Der Gotthardstrassentunnel könne für mindestens zwei Jahrzehnte ohne einen einzigen Tag Totalschliessung weiter betrieben werden, sagte Stefan Krebser, Präsident von Railvalley, laut Mitteilung am Mittwoch vor den Medien in Bern. Gemeinsam mit fünf weiteren Vertretern des Komitees «Bürgerliche gegen zweite Röhre» stellte er Alternativen zum Bau einer zweiten Gotthardröhre vor.
Ein neuer Bericht des Bundesamts für Strassen (ASTRA) habe die Faktenlage völlig verändert, ist sich das Komitee einig. «Die Tunneldecke ist offenbar in einem besseren Zustand als dies noch 2010 angenommen wurde», sagte Hans-Peter Fricker, alt Verfassungsrat FDP Zürich.
Fricker sieht im Bericht des ASTRA eine Bestätigung, die Gesamtsanierung aufzuschieben. Dies hätte zudem den grossen Vorteil, dass bis 2035 die Auswirkungen der NEAT eingehend studiert und neue Schlussfolgerungen gezogen werden könnten, sagte Fricker.
Dem stimmte auch der Luzerner CVP-Ständerat Konrad Graber zu. «Diese wertvolle Zeit soll nun genutzt werden, um den Betrieb NEAT anlaufen zu lassen», so Graber.
Krebser verwies auch auf die Reduktion der Schadeffekte dank neuer Technik in der Zukunft. «In 20 bis 25 Jahren werden mit Gewissheit vorwiegend abgasarme Fahrzeuge den Tunnel durchfahren», so Krebser.
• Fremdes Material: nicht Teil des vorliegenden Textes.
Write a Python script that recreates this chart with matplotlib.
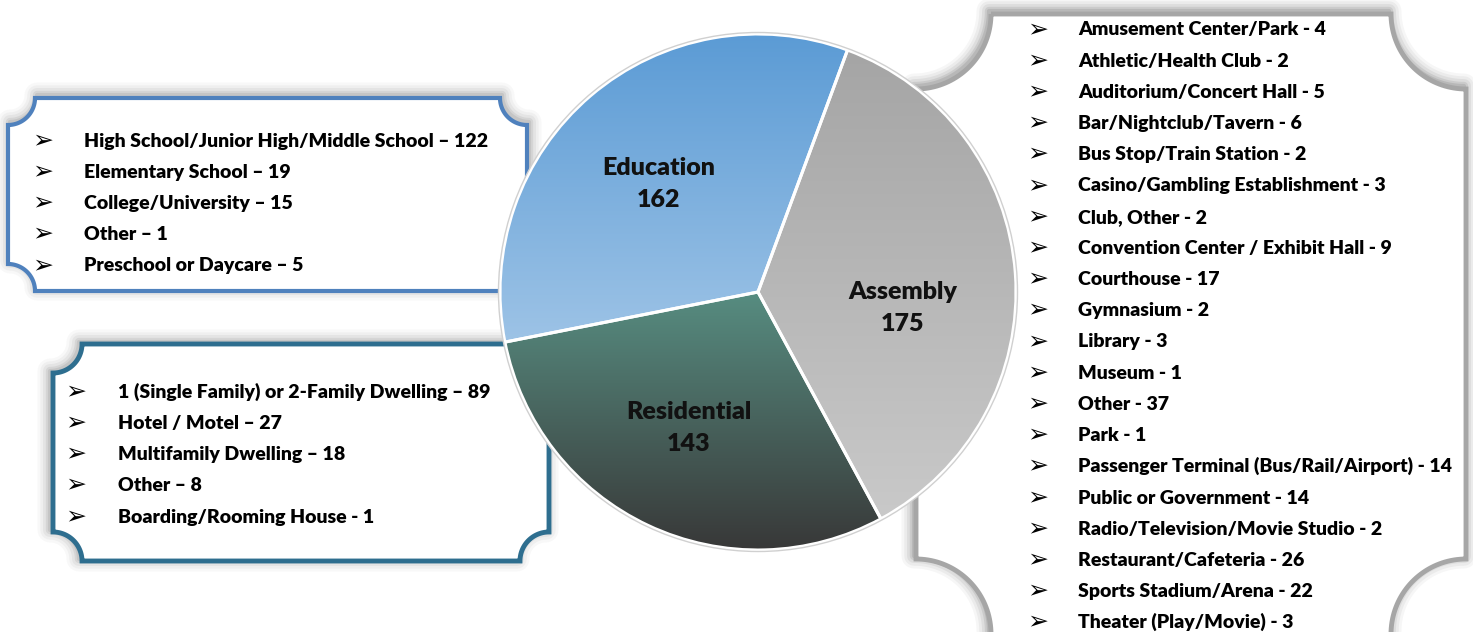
import numpy as np
import matplotlib
matplotlib.use("Agg")
import matplotlib.pyplot as plt
from matplotlib.path import Path
from matplotlib.patches import PathPatch, Circle
from matplotlib.colors import to_rgb

# ---------------- data ----------------
categories = ["Education", "Assembly", "Residential"]
totals = [162, 175, 143]

education_items = [
    "High School/Junior High/Middle School – 122",
    "Elementary School – 19",
    "College/University – 15",
    "Other – 1",
    "Preschool or Daycare – 5",
]
residential_items = [
    "1 (Single Family) or 2-Family Dwelling – 89",
    "Hotel / Motel – 27",
    "Multifamily Dwelling – 18",
    "Other – 8",
    "Boarding/Rooming House - 1",
]
assembly_items = [
    "Amusement Center/Park - 4",
    "Athletic/Health Club - 2",
    "Auditorium/Concert Hall - 5",
    "Bar/Nightclub/Tavern - 6",
    "Bus Stop/Train Station - 2",
    "Casino/Gambling Establishment - 3",
    "Club, Other - 2",
    "Convention Center / Exhibit Hall - 9",
    "Courthouse - 17",
    "Gymnasium - 2",
    "Library - 3",
    "Museum - 1",
    "Other - 37",
    "Park - 1",
    "Passenger Terminal (Bus/Rail/Airport) - 14",
    "Public or Government - 14",
    "Radio/Television/Movie Studio - 2",
    "Restaurant/Cafeteria - 26",
    "Sports Stadium/Arena - 22",
    "Theater (Play/Movie) - 3",
]

slice_top = {"Education": "#5B9BD5", "Assembly": "#A5A5A5", "Residential": "#578D81"}
slice_bottom = {"Education": "#9DC3E6", "Assembly": "#C9C9C9", "Residential": "#383838"}

FONT = ["Lato", "DejaVu Sans"]
WEIGHT = "heavy"

# ---------------- figure ----------------
W, H = 1473, 632
fig = plt.figure(figsize=(W / 100, H / 100), dpi=100)
ax = fig.add_axes([0, 0, 1, 1])
ax.set_xlim(0, W)
ax.set_ylim(0, H)
ax.axis("off")


def Y(y):
    return H - y


def plaque(x0, y0, x1, y1, r, n=40):
    pts = [(x0 + r, y0), (x1 - r, y0)]
    t = np.linspace(np.pi, np.pi / 2, n)
    pts += list(zip(x1 + r * np.cos(t), y0 + r * np.sin(t)))
    t = np.linspace(-np.pi / 2, -np.pi, n)
    pts += list(zip(x1 + r * np.cos(t), y1 + r * np.sin(t)))
    t = np.linspace(0, -np.pi / 2, n)
    pts += list(zip(x0 + r * np.cos(t), y1 + r * np.sin(t)))
    t = np.linspace(np.pi / 2, 0, n)
    pts += list(zip(x0 + r * np.cos(t), y0 + r * np.sin(t)))
    return pts


def make_path(pts, dx=0, dy=0):
    verts = [(x + dx, Y(y) + dy) for x, y in pts]
    verts.append(verts[0])
    codes = [Path.MOVETO] + [Path.LINETO] * (len(verts) - 2) + [Path.CLOSEPOLY]
    return Path(verts, codes)


def draw_box(x0, y0, x1, y1, r, color, lw, sh_dx, sh_dy, sh_alpha=1.0):
    pts = plaque(x0, y0, x1, y1, r)
    sp = make_path(pts, sh_dx, sh_dy)
    for w, a in [(18, 0.04), (14, 0.05), (10, 0.07), (6, 0.10), (3, 0.12)]:
        ax.add_patch(PathPatch(sp, facecolor="none", edgecolor="#555555",
                               lw=w, alpha=a * sh_alpha, zorder=1,
                               joinstyle="round", capstyle="round"))
    p = make_path(pts)
    ax.add_patch(PathPatch(p, facecolor="white", edgecolor="none", zorder=2))
    ax.add_patch(PathPatch(p, facecolor="none", edgecolor=color, lw=lw, zorder=3,
                           joinstyle="miter"))


draw_box(8, 98, 527, 291, 27, "#4F81BD", 3.0, 2, 3)
draw_box(53, 344, 549, 561, 29, "#2E6E8F", 3.5, -3, 2)
draw_box(916, 14, 1466, 634, 75, "#A6A6A6", 3.5, -2, 3, 1.3)


def draw_list(items, bx, tx, y_first, step, fs=14):
    for i, item in enumerate(items):
        y = y_first + i * step
        ax.text(bx, Y(y), "\u27A2", family="DejaVu Sans", fontsize=18,
                ha="center", va="center", color="black", zorder=10)
        ax.text(tx, Y(y + 6.5), item, family=FONT, weight=WEIGHT,
                fontsize=fs, ha="left", va="baseline", color="black", zorder=10)


draw_list(education_items, 43, 84, 140, 31.25)
draw_list(residential_items, 76, 118, 391, 31.25)
draw_list(assembly_items, 1038, 1078, 29, 31.2)

# ---------------- pie ----------------
cx, cy, R = 758, 292, 258
wedges, _ = ax.pie(totals, center=(cx, Y(cy)), radius=R, startangle=191.2,
                   counterclock=False,
                   wedgeprops=dict(facecolor="none", edgecolor="white", linewidth=2.2))
ax.set_xlim(0, W)
ax.set_ylim(0, H)
ax.set_aspect("equal")
ax.axis("off")

for wdg, cat in zip(wedges, categories):
    wdg.set_zorder(6)
    bb = wdg.get_path().get_extents()
    c0 = np.array(to_rgb(slice_top[cat]))
    c1 = np.array(to_rgb(slice_bottom[cat]))
    t = np.linspace(0, 1, 256)[:, None]
    grad = (c0[None, :] * (1 - t) + c1[None, :] * t)[:, None, :]
    im = ax.imshow(grad, extent=(bb.x0, bb.x1, bb.y0, bb.y1), origin="upper",
                   aspect="auto", zorder=5, interpolation="bilinear")
    im.set_clip_path(wdg)

ax.add_patch(Circle((cx, Y(cy)), R + 1.5, facecolor="none", edgecolor="#D0D0D0",
                    lw=1.0, zorder=6))

label_pos = {"Education": (659, 168), "Assembly": (903, 292), "Residential": (689, 412)}
for cat, val in zip(categories, totals):
    x, y = label_pos[cat]
    ax.text(x, Y(y), cat, family=FONT, weight=WEIGHT, fontsize=18,
            ha="center", va="center", color="#111111", zorder=8)
    ax.text(x, Y(y + 32), str(val), family=FONT, weight=WEIGHT,
            fontsize=18, ha="center", va="center", color="#111111", zorder=8)

ax.set_xlim(0, W)
ax.set_ylim(0, H)
fig.savefig("out.png", dpi=100, facecolor="white")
Dies verlängere die Lebensdauer des Tunnels und vereinfache dessen Sanierung.
Eine Alternative zu einer zweiten Röhre wäre ein Bahnverlad, um die Personenautos zwischen Göschenen UR und Airolo TI zu transportieren. Lastwagen sollen auf sogenannten rollenden Landstrassen (RoLa) passieren.
Gegen die RoLa hatten sich die Kantone Uri und Tessin ausgesprochen, weil diese Verladestationen auf ihrem Territorium erforderten. «Durch den Bericht des ASTRA wurde nun aber plötzlich klar, dass die Installationsplätze für eine zweite Röhre in der Leventina und im Kanton Uri viel mehr Platz bräuchten als allfällige temporäre Verladerampen», sagte Sinue Bernasconi von den Jungfreisinnigen Tessin.
Mit dem Konzept sollen rund zwei Milliarden Franken gespart und die Sanierung bis 2026 abgeschlossen werden. «Der erneuerte Tunnel steht somit rund zehn Jahre früher zu Verfügung», sagte Oskar Stalder vom Team unabhängiger Ingenieure und Verkehrsexperten.
Die Bahn könne die genannte Alternative nicht bewältigen, warnte indes der ehemalige BLS-Direktor Mathias Tromp am Dienstag in der «Neuen Zürcher Zeitung». Der NEAT-Basistunnel habe weder die Kapazitäten noch sei er an der Bauweise darauf ausgerichtet, den Lastwagenverkehr durch den Gotthard aufzunehmen.
Für Nationalrätin Isabelle Chevallay (GLP/VD) ist der Bau reine Geldverschwendung. «Was viele Befürworter immer vergessen ist, dass auch die zweite Röhre Unterhalt benötigt.», sagte Chevallay. Allein diese verursache in den nächsten 30 bis 40 Jahren rund zwei Milliarden Franken Mehrkosten. Dieses Geld würde dann den Agglomerationen fehlen.
Der Vorschlag des Bundesrates sehe zudem unnötige Anpassungen an EU-Normen vor, anstatt die Funktionalität und Sicherheit zu gewährleisten, sagte Krebser. Als Beispiel nannte er die Anhebung der Zwischendecke von 4,5 auf 4,8 Meter.
Bernasconi macht sich zudem Sorgen, dass nach einem Bau trotzdem alle vier Spuren genutzt werden. Der Kanton Tessin werde bereits heute von einer Blechlawine überrollt. Eine zweite Röhre würde diese Problematik verschärfen.
Am 28. Februar wird das Stimmvolk über eine zweite Gotthardröhre abstimmen. Es ist das dritte Mal, dass das Volk direkt oder indirekt über den Bau eines zweiten Strassentunnels durch den Gotthard entscheiden kann. Bisher sagte es Nein.
Bundesrat und Parlament haben den Bau einer zweiten Röhre beschlossen, um die Nord-Süd-Verbindung durch den Gotthard aufrecht zu erhalten, während der existierende, 1980 gebaute Strassentunnel saniert wird.